Mas as marcas vão ter de ser recolocadas?
Sim, nós vamos ter de lidar com isso. Não são só flores.

E a tendência é que a Perdigão seja uma marca mais popular e a Sadia, premium?
Eu vou discutir categoria a categoria.

A escolha das fábricas que vão ser vendidas seguiu uma lógica geográfica?
Sim, tem uma lógica geográfica e o sistema tem uma lógica de produção que é igual a nossa.

Então a tendência é de que a BRF venda mais unidades nos locais onde está mais concentrada?
Se o Cade tivesse dito "faça o que você quer", eu pegaria algum lugar onde eu sou concentrado e botar todas as fábricas [à venda] ali. Mas o Cade pediu para nós apresentarmos um negócio que tenha capacidade de se articular nacionalmente.

Vocês estão falando, internamente, quais fábricas serão vendidas?
Nós vamos falar logo. O que eu não quero é que o cara que trabalha lá na fábrica fique sabendo pelos jornais que a fábrica dele vai ser vendida. Embora a gente tenha tido o cuidado de fazer com que conste no próprio TCD [termo de compromisso de desempenho, documento assinado com o Cade] que as pessoas têm garantia de emprego por seis meses, eu vou lá [na fábrica] falar.
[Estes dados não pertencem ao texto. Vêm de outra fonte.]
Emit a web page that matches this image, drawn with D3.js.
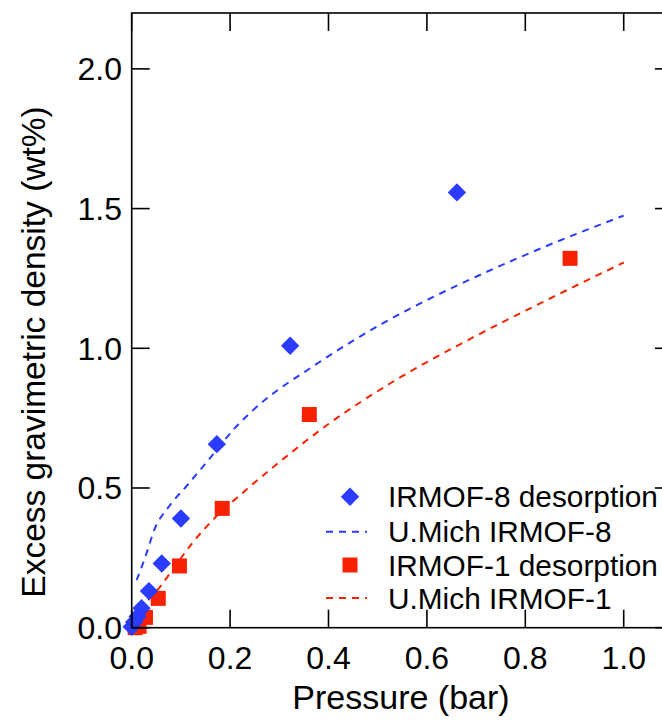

Assim que eu fizer isso, vou divulgar quais fábricas serão vendidas.

E isso vai acontecer logo?
Logo, vai ser na semana que vem.

Então, em breve os ativos que serão vendidos vão se tornar públicos?
Públicos, totalmente públicos.

E aí se poderá se avaliar quanto vale essa empresa a ser vendida?
Sim. Hoje, tem um monte de empresa ligando para dizer que está interessada. Mas elas nem sabem o que é, sabem o geralzão... Mas eu acho razoável que exista grande interesse nesses ativos, porque tem a nossa eficiência, são de escala nacional, é um sistema completo. E no Brasil não existem sistemas grandes à venda nessa área. O último grande era a Seara, que a Marfrig comprou. Essa (que está sendo vendida) é uma empresa maior que a Seara. E nós vamos vender para quem pagar mais, garanto. Para mim tanto faz o comprador, o que eu quero é valorizar.